Requirements>
Write out the full listing exactly as given, minus the images.

>>>>>

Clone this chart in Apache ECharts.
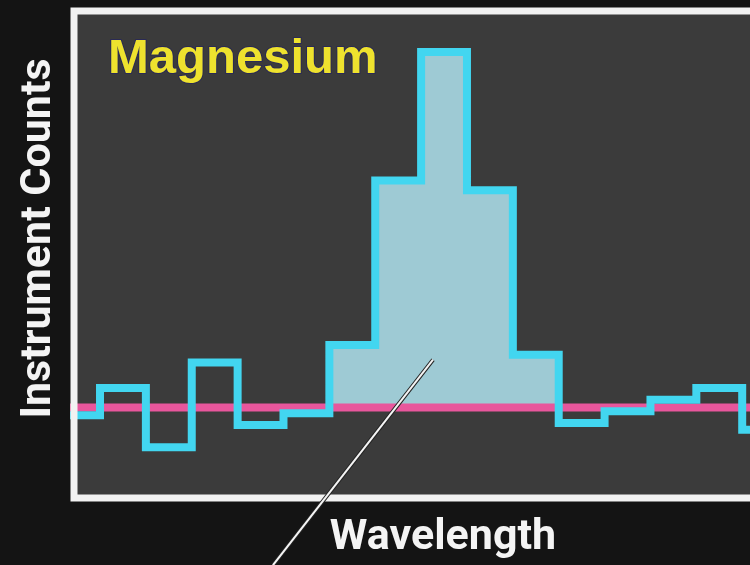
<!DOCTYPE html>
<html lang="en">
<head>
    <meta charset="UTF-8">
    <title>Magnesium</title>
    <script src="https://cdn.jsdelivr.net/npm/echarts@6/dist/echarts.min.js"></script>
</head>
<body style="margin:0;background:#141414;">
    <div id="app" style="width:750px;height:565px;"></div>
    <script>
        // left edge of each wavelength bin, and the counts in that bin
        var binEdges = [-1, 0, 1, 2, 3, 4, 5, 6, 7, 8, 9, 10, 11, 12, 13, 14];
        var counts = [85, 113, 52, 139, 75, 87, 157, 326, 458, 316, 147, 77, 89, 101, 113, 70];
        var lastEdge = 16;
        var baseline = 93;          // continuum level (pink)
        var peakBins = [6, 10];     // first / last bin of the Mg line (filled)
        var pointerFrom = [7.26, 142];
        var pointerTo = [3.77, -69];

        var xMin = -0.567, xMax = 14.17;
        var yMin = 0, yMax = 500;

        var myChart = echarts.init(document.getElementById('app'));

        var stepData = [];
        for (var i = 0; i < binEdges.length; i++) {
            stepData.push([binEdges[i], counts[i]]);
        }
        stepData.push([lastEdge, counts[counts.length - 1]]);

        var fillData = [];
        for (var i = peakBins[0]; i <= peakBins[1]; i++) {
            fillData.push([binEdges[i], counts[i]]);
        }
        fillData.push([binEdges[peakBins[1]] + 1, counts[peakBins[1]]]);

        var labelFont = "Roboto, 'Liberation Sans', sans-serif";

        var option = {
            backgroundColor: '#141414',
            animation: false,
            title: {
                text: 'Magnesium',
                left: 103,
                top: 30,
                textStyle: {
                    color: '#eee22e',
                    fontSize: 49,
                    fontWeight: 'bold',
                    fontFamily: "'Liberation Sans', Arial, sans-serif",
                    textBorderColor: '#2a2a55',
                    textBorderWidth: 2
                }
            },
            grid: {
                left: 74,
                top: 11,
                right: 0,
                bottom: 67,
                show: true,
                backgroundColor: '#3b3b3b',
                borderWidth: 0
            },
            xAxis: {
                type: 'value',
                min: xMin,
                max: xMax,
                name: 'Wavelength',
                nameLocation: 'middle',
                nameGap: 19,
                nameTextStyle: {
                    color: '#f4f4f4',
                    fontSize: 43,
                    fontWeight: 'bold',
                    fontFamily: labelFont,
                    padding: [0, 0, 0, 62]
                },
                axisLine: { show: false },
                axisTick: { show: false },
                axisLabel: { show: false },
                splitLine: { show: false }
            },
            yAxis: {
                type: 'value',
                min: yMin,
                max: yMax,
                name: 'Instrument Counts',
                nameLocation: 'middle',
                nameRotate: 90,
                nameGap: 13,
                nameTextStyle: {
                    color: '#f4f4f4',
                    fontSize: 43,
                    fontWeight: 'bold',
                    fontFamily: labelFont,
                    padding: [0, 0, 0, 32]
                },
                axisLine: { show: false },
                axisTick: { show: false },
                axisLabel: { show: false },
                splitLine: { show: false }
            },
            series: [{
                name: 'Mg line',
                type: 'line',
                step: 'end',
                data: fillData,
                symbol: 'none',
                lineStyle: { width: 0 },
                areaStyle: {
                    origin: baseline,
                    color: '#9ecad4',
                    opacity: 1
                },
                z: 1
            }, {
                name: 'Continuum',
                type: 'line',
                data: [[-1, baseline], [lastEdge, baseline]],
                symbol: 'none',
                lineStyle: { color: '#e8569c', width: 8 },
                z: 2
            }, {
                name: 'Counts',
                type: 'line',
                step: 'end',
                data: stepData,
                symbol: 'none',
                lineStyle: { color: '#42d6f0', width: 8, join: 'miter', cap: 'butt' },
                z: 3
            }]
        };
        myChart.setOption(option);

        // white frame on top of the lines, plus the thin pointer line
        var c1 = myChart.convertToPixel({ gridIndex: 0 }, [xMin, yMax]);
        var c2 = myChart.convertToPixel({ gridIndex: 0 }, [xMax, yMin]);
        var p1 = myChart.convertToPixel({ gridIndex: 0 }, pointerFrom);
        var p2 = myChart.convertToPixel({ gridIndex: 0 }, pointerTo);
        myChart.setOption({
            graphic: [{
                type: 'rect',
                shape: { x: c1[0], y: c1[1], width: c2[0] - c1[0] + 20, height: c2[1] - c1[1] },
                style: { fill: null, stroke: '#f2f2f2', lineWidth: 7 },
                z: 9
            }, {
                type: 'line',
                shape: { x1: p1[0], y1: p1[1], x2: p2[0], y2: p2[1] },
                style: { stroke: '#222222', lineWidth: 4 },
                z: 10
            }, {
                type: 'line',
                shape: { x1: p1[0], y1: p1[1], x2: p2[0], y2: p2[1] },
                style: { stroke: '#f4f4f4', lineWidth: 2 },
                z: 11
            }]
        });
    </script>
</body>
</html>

<<<<<

Written answer>
Clone this chart in Apache ECharts.
<!DOCTYPE html>
<html lang="en">
<head>
    <meta charset="UTF-8">
    <title>Magnesium</title>
    <script src="https://cdn.jsdelivr.net/npm/echarts@6/dist/echarts.min.js"></script>
</head>
<body style="margin:0;background:#141414;">
    <div id="app" style="width:750px;height:565px;"></div>
    <script>
        // left edge of each wavelength bin, and the counts in that bin
        var binEdges = [-1, 0, 1, 2, 3, 4, 5, 6, 7, 8, 9, 10, 11, 12, 13, 14];
        var counts = [85, 113, 52, 139, 75, 87, 157, 326, 458, 316, 147, 77, 89, 101, 113, 70];
        var lastEdge = 16;
        var baseline = 93;          // continuum level (pink)
        var peakBins = [6, 10];     // first / last bin of the Mg line (filled)
        var pointerFrom = [7.26, 142];
        var pointerTo = [3.77, -69];

        var xMin = -0.567, xMax = 14.17;
        var yMin = 0, yMax = 500;

        var myChart = echarts.init(document.getElementById('app'));

        var stepData = [];
        for (var i = 0; i < binEdges.length; i++) {
            stepData.push([binEdges[i], counts[i]]);
        }
        stepData.push([lastEdge, counts[counts.length - 1]]);

        var fillData = [];
        for (var i = peakBins[0]; i <= peakBins[1]; i++) {
            fillData.push([binEdges[i], counts[i]]);
        }
        fillData.push([binEdges[peakBins[1]] + 1, counts[peakBins[1]]]);

        var labelFont = "Roboto, 'Liberation Sans', sans-serif";

        var option = {
            backgroundColor: '#141414',
            animation: false,
            title: {
                text: 'Magnesium',
                left: 103,
                top: 30,
                textStyle: {
                    color: '#eee22e',
                    fontSize: 49,
                    fontWeight: 'bold',
                    fontFamily: "'Liberation Sans', Arial, sans-serif",
                    textBorderColor: '#2a2a55',
                    textBorderWidth: 2
                }
            },
            grid: {
                left: 74,
                top: 11,
                right: 0,
                bottom: 67,
                show: true,
                backgroundColor: '#3b3b3b',
                borderWidth: 0
            },
            xAxis: {
                type: 'value',
                min: xMin,
                max: xMax,
                name: 'Wavelength',
                nameLocation: 'middle',
                nameGap: 19,
                nameTextStyle: {
                    color: '#f4f4f4',
                    fontSize: 43,
                    fontWeight: 'bold',
                    fontFamily: labelFont,
                    padding: [0, 0, 0, 62]
                },
                axisLine: { show: false },
                axisTick: { show: false },
                axisLabel: { show: false },
                splitLine: { show: false }
            },
            yAxis: {
                type: 'value',
                min: yMin,
                max: yMax,
                name: 'Instrument Counts',
                nameLocation: 'middle',
                nameRotate: 90,
                nameGap: 13,
                nameTextStyle: {
                    color: '#f4f4f4',
                    fontSize: 43,
                    fontWeight: 'bold',
                    fontFamily: labelFont,
                    padding: [0, 0, 0, 32]
                },
                axisLine: { show: false },
                axisTick: { show: false },
                axisLabel: { show: false },
                splitLine: { show: false }
            },
            series: [{
                name: 'Mg line',
                type: 'line',
                step: 'end',
                data: fillData,
                symbol: 'none',
                lineStyle: { width: 0 },
                areaStyle: {
                    origin: baseline,
                    color: '#9ecad4',
                    opacity: 1
                },
                z: 1
            }, {
                name: 'Continuum',
                type: 'line',
                data: [[-1, baseline], [lastEdge, baseline]],
                symbol: 'none',
                lineStyle: { color: '#e8569c', width: 8 },
                z: 2
            }, {
                name: 'Counts',
                type: 'line',
                step: 'end',
                data: stepData,
                symbol: 'none',
                lineStyle: { color: '#42d6f0', width: 8, join: 'miter', cap: 'butt' },
                z: 3
            }]
        };
        myChart.setOption(option);

        // white frame on top of the lines, plus the thin pointer line
        var c1 = myChart.convertToPixel({ gridIndex: 0 }, [xMin, yMax]);
        var c2 = myChart.convertToPixel({ gridIndex: 0 }, [xMax, yMin]);
        var p1 = myChart.convertToPixel({ gridIndex: 0 }, pointerFrom);
        var p2 = myChart.convertToPixel({ gridIndex: 0 }, pointerTo);
        myChart.setOption({
            graphic: [{
                type: 'rect',
                shape: { x: c1[0], y: c1[1], width: c2[0] - c1[0] + 20, height: c2[1] - c1[1] },
                style: { fill: null, stroke: '#f2f2f2', lineWidth: 7 },
                z: 9
            }, {
                type: 'line',
                shape: { x1: p1[0], y1: p1[1], x2: p2[0], y2: p2[1] },
                style: { stroke: '#222222', lineWidth: 4 },
                z: 10
            }, {
                type: 'line',
                shape: { x1: p1[0], y1: p1[1], x2: p2[0], y2: p2[1] },
                style: { stroke: '#f4f4f4', lineWidth: 2 },
                z: 11
            }]
        });
    </script>
</body>
</html>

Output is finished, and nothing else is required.